The new “Hello Barbie,” continues to make the news as privacy advocates are concerned about its features. Barbie connects to Wi-Fi and records children’s voice commands. Those commands are sent to an external server to improve voice command tech. the creepiness is in the fact that it’s getting to know children on a very personal level.
The Campaign For a Commercial-Free Childhood view the new Barbie as the start of a new trend in marketing privacy children.
Imagine your children playing with a Wi-Fi-connected doll that records their conversations–and then transmits them to a corporation which analyzes every word to learn “all of [the child’s] likes and dislikes.” That’s exactly what Mattel’s eavesdropping “Hello Barbie” will do if it is released this fall, as planned. But we can stop it!
Kids using “Hello Barbie”‘ won’t only be talking to a doll, they’ll be talking directly to a toy conglomerate whose only interest in them is financial. It’s creepy—and creates a host of dangers for children and families.
Children naturally reveal a lot about themselves when they play. In Mattel’s demo, Barbie asks many questions that encourage kids to share information about their interests, their families, and more—information advertisers can use to market unfairly to children.
Mattel said security and privacy is their top priority in creating a Barbie that learns from its owner.
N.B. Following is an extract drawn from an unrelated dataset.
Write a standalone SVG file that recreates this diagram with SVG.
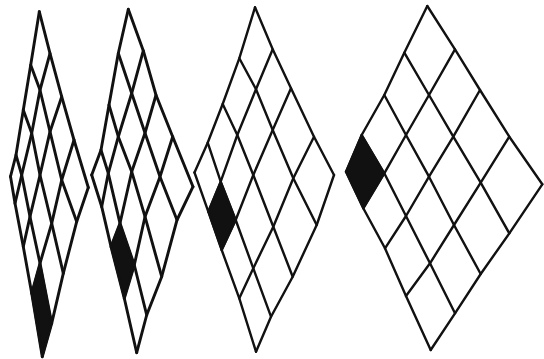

Mattel and ToyTalk, the San Francisco-based start-up that created the technology used in the doll, say the privacy and security of the technology have been their top priority. “Mattel is committed to safety and security, and Hello Barbie conforms to applicable government standards,” Mattel said in a statement.
How many top executives and politicians’ children will be running around with this doll? What happens when a child tells the doll about issues going on in the house? Will that be a HIPAA violation or will the police be notified? Children don’t understand the legal implications of talking to a doll who saves everything they say.
The problem they are not addressing is that they will be recording the conversations of children. Children do not have a fully functioning filter to know what they should and should not be talking about to what is a stranger. They don’t know who will be listening to them or what is going to happen with those conversations.
Children also have a habit of telling their dolls, stuffed animals and figurines confidential stuff they do not wish to share with anyone else. We don’t need some mysterious cloud service cataloging this information on a child.
This is yet another example of surveillance microphones attempting to get their foot in the door to our homes. We already have to be leery of Xbox Kinect, Amazon Echo, Samsung Smart TV and everything else listed in the Internet of Things.
How long before Barbie becomes Talky Tina?